8 Egg Whites
1 cup sugar
1/2 cups unsalted pistachios, finely chopped (you can also use, chopped almonds and cashew)
8 Egg Yolks
1 cup sugar
½ cup water
1 tbsp. corn syrup (light or dark it doesn’t matter)
1 lb. butter
½ cup chopped pistachios
Pre-heat oven at 300ºF. Line two – 9×14 cookie sheets with non-stick foil and spray using PAM Butter Flavor Baking Spray.
Beat egg whites until stiff and foamy. Gradually add 1 cup of sugar, beating continuously, until soft peaks are formed. Add finely chopped pistachios.
Pour mixture into two sheets and spread evenly. Bake for another 1 hour. Switch trays every 20 minutes. Remove from the oven and set aside to cool.
Put 1 cup sugar, ½ cup water and 1 teaspoon corn syrup in saucepan and set to boil without stirring (about 20 min). When thick enough to form a soft ball when dropped in a saucer of water, remove from heat and let it cool.
Beat egg yolks until lemon colored add syrup little by little, beaten well. Cream butter and when syrup mixture is sufficiently cool. Add little by little while continuing to cream.

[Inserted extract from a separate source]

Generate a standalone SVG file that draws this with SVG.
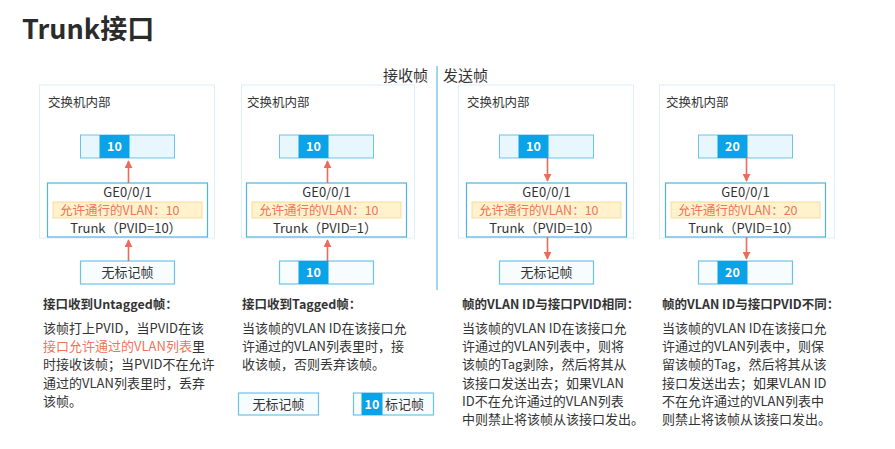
<svg xmlns="http://www.w3.org/2000/svg" width="895" height="449" viewBox="0 0 895 449">
<style>
text{font-family:"Noto Sans CJK SC","Noto Sans",sans-serif;fill:#333}
.title{font-size:27px;font-weight:bold;fill:#2b2b2b}
.hdr{font-size:15px}
.outer{fill:#fff;stroke:#dcf0f7;stroke-width:1}
.ge{fill:#fff;stroke:#4fb3e0;stroke-width:1.2}
.bar{fill:#e8f7fd;stroke:#6cc3e8;stroke-width:1}
.cell{fill:#0aa3e8}
.box{fill:#f7fcfe;stroke:#6cc3e8;stroke-width:1.2}
.yel{fill:#fff2cc;stroke:#f8dc9c;stroke-width:1}
.lbl{font-size:12.5px}
.get{font-size:13px;text-anchor:middle}
.red{font-size:12.5px;fill:#f2735a}
.num{font-size:12.5px;fill:#fff;font-weight:bold;text-anchor:middle}
.fr{font-size:13px;text-anchor:middle}
.h{font-size:12.5px;font-weight:bold}
.b{font-size:13px}
.rt{fill:#f2735a}
.arr{stroke:#ef6a58;stroke-width:1.6;fill:none;marker-end:url(#ah)}
</style>
<defs>
<marker id="ah" viewBox="0 0 10 10" refX="9" refY="5" markerWidth="8" markerHeight="8" orient="auto" markerUnits="userSpaceOnUse">
<path d="M0,0 L10,5 L0,10 z" fill="#ef6a58"/>
</marker>
</defs>

<text class="title" x="22" y="39">Trunk接口</text>
<g id="header">
<text class="hdr" x="428" y="81" text-anchor="end">接收帧</text>
<line x1="437" y1="66" x2="437" y2="290" stroke="#3bb0d8" stroke-width="1"/>
<text class="hdr" x="443" y="81">发送帧</text>
</g>

<!-- Panel 1 -->
<g id="panel1">
<rect class="outer" x="39.5" y="85" width="175" height="153"/>
<text class="lbl" x="48" y="107">交换机内部</text>
</g>
<g id="p1-vlan">
<rect class="bar" x="80.5" y="135" width="94" height="23"/>
<rect class="cell" x="99.5" y="135" width="30" height="23"/>
<text class="num" x="114.5" y="151">10</text>
</g>
<g id="p1-port">
<rect class="ge" x="47.5" y="183" width="160" height="54"/>
<text class="get" x="127.5" y="197">GE0/0/1</text>
<rect class="yel" x="53" y="202" width="149" height="16"/>
<text class="red" x="60" y="214.5">允许通行的VLAN：10</text>
<text class="get" x="126" y="233">Trunk（PVID=10）</text>
</g>
<g id="p1-frame">
<rect class="box" x="80.5" y="261" width="94" height="23"/>
<text class="fr" x="127.5" y="277">无标记帧</text>
</g>
<g id="p1-desc">
<text class="h" x="43" y="309">接口收到Untagged帧：</text>
<text class="b" x="43" y="333">该帧打上PVID，当PVID在该</text>
<text class="b" x="43" y="351"><tspan class="rt">接口允许通过的VLAN列表</tspan>里</text>
<text class="b" x="43" y="369">时接收该帧；当PVID不在允许</text>
<text class="b" x="43" y="388">通过的VLAN列表里时，丢弃</text>
<text class="b" x="43" y="406">该帧。</text>
</g>

<!-- Panel 2 -->
<g id="panel2">
<rect class="outer" x="241.5" y="85" width="173" height="153"/>
<text class="lbl" x="247" y="107">交换机内部</text>
</g>
<g id="p2-vlan">
<rect class="bar" x="279.5" y="135" width="94" height="23"/>
<rect class="cell" x="298.5" y="135" width="30" height="23"/>
<text class="num" x="313.5" y="151">10</text>
</g>
<g id="p2-port">
<rect class="ge" x="246.5" y="183" width="160" height="54"/>
<text class="get" x="326.5" y="197">GE0/0/1</text>
<rect class="yel" x="252" y="202" width="149" height="16"/>
<text class="red" x="259" y="214.5">允许通行的VLAN：10</text>
<text class="get" x="325" y="233">Trunk（PVID=1）</text>
</g>
<g id="p2-frame">
<rect class="box" x="279.5" y="261" width="94" height="23"/>
<rect class="cell" x="298.5" y="261" width="30" height="23"/>
<text class="num" x="313.5" y="277">10</text>
</g>
<g id="p2-desc">
<text class="h" x="242" y="309">接口收到Tagged帧：</text>
<text class="b" x="242" y="333">当该帧的VLAN ID在该接口允</text>
<text class="b" x="242" y="351">许通过的VLAN列表里时，接</text>
<text class="b" x="242" y="369">收该帧，否则丢弃该帧。</text>
</g>
<g id="legend-untagged">
<rect class="box" x="238.5" y="393" width="80" height="22"/>
<text class="fr" x="278.5" y="409">无标记帧</text>
</g>
<g id="legend-tagged">
<rect class="box" x="353.5" y="393" width="80" height="22"/>
<rect class="cell" x="361.5" y="393" width="21" height="22"/>
<text class="num" x="372" y="409">10</text>
<text class="b" x="385" y="409">标记帧</text>
</g>

<!-- Panel 3 -->
<g id="panel3">
<rect class="outer" x="458.5" y="85" width="175" height="153"/>
<text class="lbl" x="467" y="107">交换机内部</text>
</g>
<g id="p3-vlan">
<rect class="bar" x="499.5" y="135" width="94" height="23"/>
<rect class="cell" x="518.5" y="135" width="30" height="23"/>
<text class="num" x="533.5" y="151">10</text>
</g>
<g id="p3-port">
<rect class="ge" x="466.5" y="183" width="160" height="54"/>
<text class="get" x="546.5" y="197">GE0/0/1</text>
<rect class="yel" x="472" y="202" width="149" height="16"/>
<text class="red" x="479" y="214.5">允许通行的VLAN：10</text>
<text class="get" x="545" y="233">Trunk（PVID=10）</text>
</g>
<g id="p3-frame">
<rect class="box" x="499.5" y="261" width="94" height="23"/>
<text class="fr" x="546.5" y="277">无标记帧</text>
</g>
<g id="p3-desc">
<text class="h" x="462" y="309">帧的VLAN ID与接口PVID相同：</text>
<text class="b" x="462" y="333">当该帧的VLAN ID在该接口允</text>
<text class="b" x="462" y="351">许通过的VLAN列表中，则将</text>
<text class="b" x="462" y="369">该帧的Tag剥除，然后将其从</text>
<text class="b" x="462" y="388">该接口发送出去；如果VLAN</text>
<text class="b" x="462" y="406">ID不在允许通过的VLAN列表</text>
<text class="b" x="462" y="424">中则禁止将该帧从该接口发出。</text>
</g>

<!-- Panel 4 -->
<g id="panel4">
<rect class="outer" x="659.5" y="85" width="175" height="153"/>
<text class="lbl" x="666" y="107">交换机内部</text>
</g>
<g id="p4-vlan">
<rect class="bar" x="698.5" y="135" width="94" height="23"/>
<rect class="cell" x="717.5" y="135" width="30" height="23"/>
<text class="num" x="732.5" y="151">20</text>
</g>
<g id="p4-port">
<rect class="ge" x="665.5" y="183" width="160" height="54"/>
<text class="get" x="745.5" y="197">GE0/0/1</text>
<rect class="yel" x="671" y="202" width="149" height="16"/>
<text class="red" x="678" y="214.5">允许通行的VLAN：20</text>
<text class="get" x="744" y="233">Trunk（PVID=10）</text>
</g>
<g id="p4-frame">
<rect class="box" x="698.5" y="261" width="94" height="23"/>
<rect class="cell" x="717.5" y="261" width="30" height="23"/>
<text class="num" x="732.5" y="277">20</text>
</g>
<g id="p4-desc">
<text class="h" x="662" y="309">帧的VLAN ID与接口PVID不同：</text>
<text class="b" x="662" y="333">当该帧的VLAN ID在该接口允</text>
<text class="b" x="662" y="351">许通过的VLAN列表中，则保</text>
<text class="b" x="662" y="369">留该帧的Tag，然后将其从该</text>
<text class="b" x="662" y="388">接口发送出去；如果VLAN ID</text>
<text class="b" x="662" y="406">不在允许通过的VLAN列表中</text>
<text class="b" x="662" y="424">则禁止将该帧从该接口发出。</text>
</g>

<g id="connectors">
<line class="arr" x1="128.5" y1="183" x2="128.5" y2="161"/>
<line class="arr" x1="128.5" y1="261" x2="128.5" y2="240"/>
<line class="arr" x1="327.5" y1="183" x2="327.5" y2="161"/>
<line class="arr" x1="327.5" y1="261" x2="327.5" y2="240"/>
<line class="arr" x1="547.5" y1="158" x2="547.5" y2="181"/>
<line class="arr" x1="547.5" y1="237" x2="547.5" y2="259"/>
<line class="arr" x1="746.5" y1="158" x2="746.5" y2="181"/>
<line class="arr" x1="746.5" y1="237" x2="746.5" y2="259"/>
</g>
</svg>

To assemble, cut the meringue using 8x8x pan as your guide or you can use any baking dish you want. (I always use 8×8 to make 5-6 layers out of the two sheets of meringue) Spread layer with butter mixture and put together, one on top of the other, sandwich fashion. Spread top layer with more butter mixture and sprinkle with chopped pistachios. Freeze at least 2 hours before serving.
Can be store in the freezer up to 3 months.